### PROBLEM REQUIREMENTS:
Write out the data below exactly as given, without any of its pictures.
**** DATA LINES
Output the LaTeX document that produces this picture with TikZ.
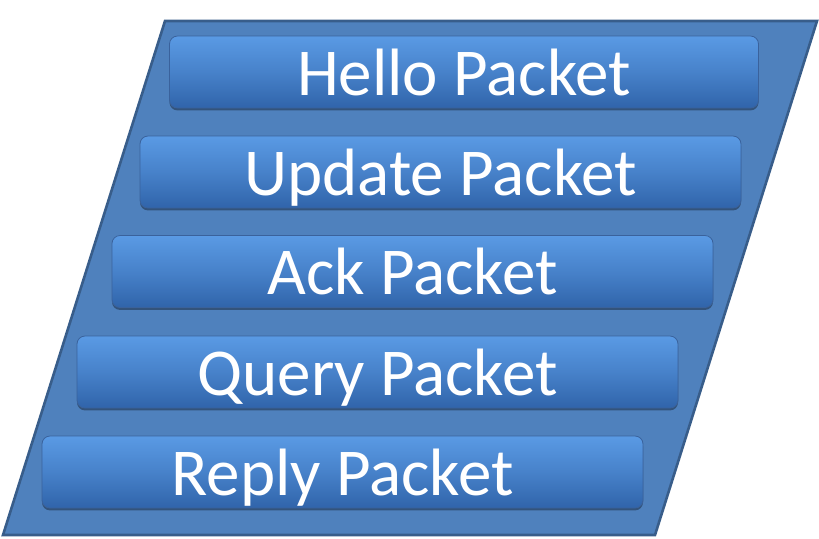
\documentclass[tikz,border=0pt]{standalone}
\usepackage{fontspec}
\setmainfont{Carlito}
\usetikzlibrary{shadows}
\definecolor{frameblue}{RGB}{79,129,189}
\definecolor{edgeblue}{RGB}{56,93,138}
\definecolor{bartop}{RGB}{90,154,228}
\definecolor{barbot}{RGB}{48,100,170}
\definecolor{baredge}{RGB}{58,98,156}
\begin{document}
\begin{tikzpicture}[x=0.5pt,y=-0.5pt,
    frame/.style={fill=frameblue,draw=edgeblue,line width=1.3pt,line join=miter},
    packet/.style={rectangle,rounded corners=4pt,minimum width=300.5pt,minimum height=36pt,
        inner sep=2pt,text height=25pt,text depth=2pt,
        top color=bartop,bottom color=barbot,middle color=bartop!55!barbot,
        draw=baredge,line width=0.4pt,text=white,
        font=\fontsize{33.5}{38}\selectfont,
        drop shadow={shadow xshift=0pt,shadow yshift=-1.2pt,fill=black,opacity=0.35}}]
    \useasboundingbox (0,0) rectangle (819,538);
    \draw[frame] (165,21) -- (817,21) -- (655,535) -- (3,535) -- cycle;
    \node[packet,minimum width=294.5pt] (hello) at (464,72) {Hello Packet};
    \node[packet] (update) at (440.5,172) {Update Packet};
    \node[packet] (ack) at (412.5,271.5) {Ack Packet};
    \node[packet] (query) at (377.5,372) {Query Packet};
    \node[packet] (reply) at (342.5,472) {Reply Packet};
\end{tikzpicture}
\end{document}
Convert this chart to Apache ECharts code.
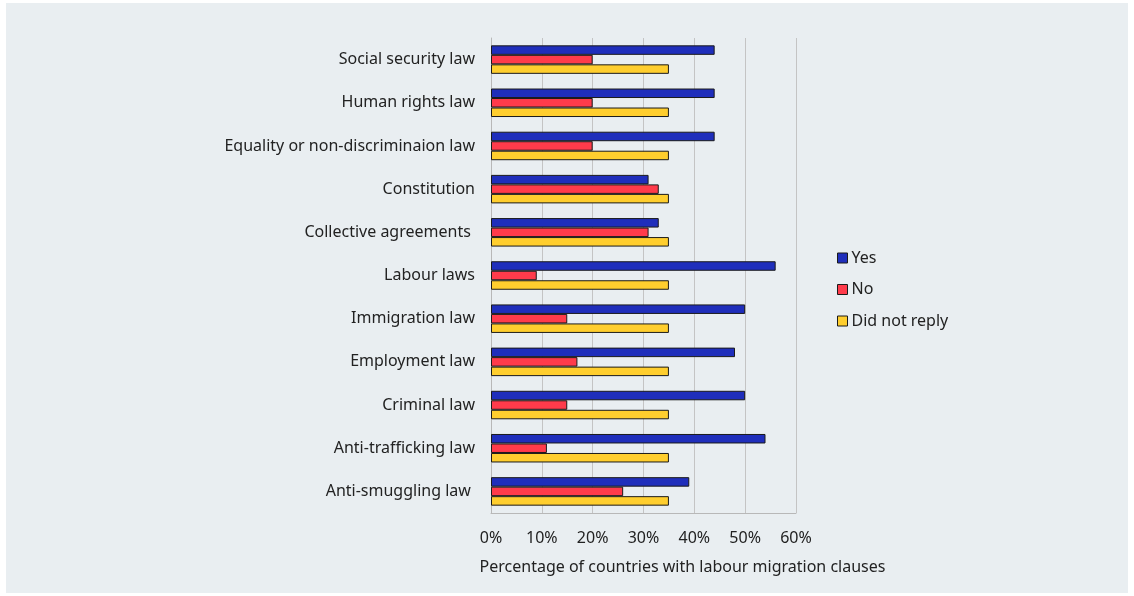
********
### ANSWER FOR THIS EXERCISE:
Output the LaTeX document that produces this picture with TikZ.
\documentclass[tikz,border=0pt]{standalone}
\usepackage{fontspec}
\setmainfont{Carlito}
\usetikzlibrary{shadows}
\definecolor{frameblue}{RGB}{79,129,189}
\definecolor{edgeblue}{RGB}{56,93,138}
\definecolor{bartop}{RGB}{90,154,228}
\definecolor{barbot}{RGB}{48,100,170}
\definecolor{baredge}{RGB}{58,98,156}
\begin{document}
\begin{tikzpicture}[x=0.5pt,y=-0.5pt,
    frame/.style={fill=frameblue,draw=edgeblue,line width=1.3pt,line join=miter},
    packet/.style={rectangle,rounded corners=4pt,minimum width=300.5pt,minimum height=36pt,
        inner sep=2pt,text height=25pt,text depth=2pt,
        top color=bartop,bottom color=barbot,middle color=bartop!55!barbot,
        draw=baredge,line width=0.4pt,text=white,
        font=\fontsize{33.5}{38}\selectfont,
        drop shadow={shadow xshift=0pt,shadow yshift=-1.2pt,fill=black,opacity=0.35}}]
    \useasboundingbox (0,0) rectangle (819,538);
    \draw[frame] (165,21) -- (817,21) -- (655,535) -- (3,535) -- cycle;
    \node[packet,minimum width=294.5pt] (hello) at (464,72) {Hello Packet};
    \node[packet] (update) at (440.5,172) {Update Packet};
    \node[packet] (ack) at (412.5,271.5) {Ack Packet};
    \node[packet] (query) at (377.5,372) {Query Packet};
    \node[packet] (reply) at (342.5,472) {Reply Packet};
\end{tikzpicture}
\end{document}
Convert this chart to Apache ECharts code.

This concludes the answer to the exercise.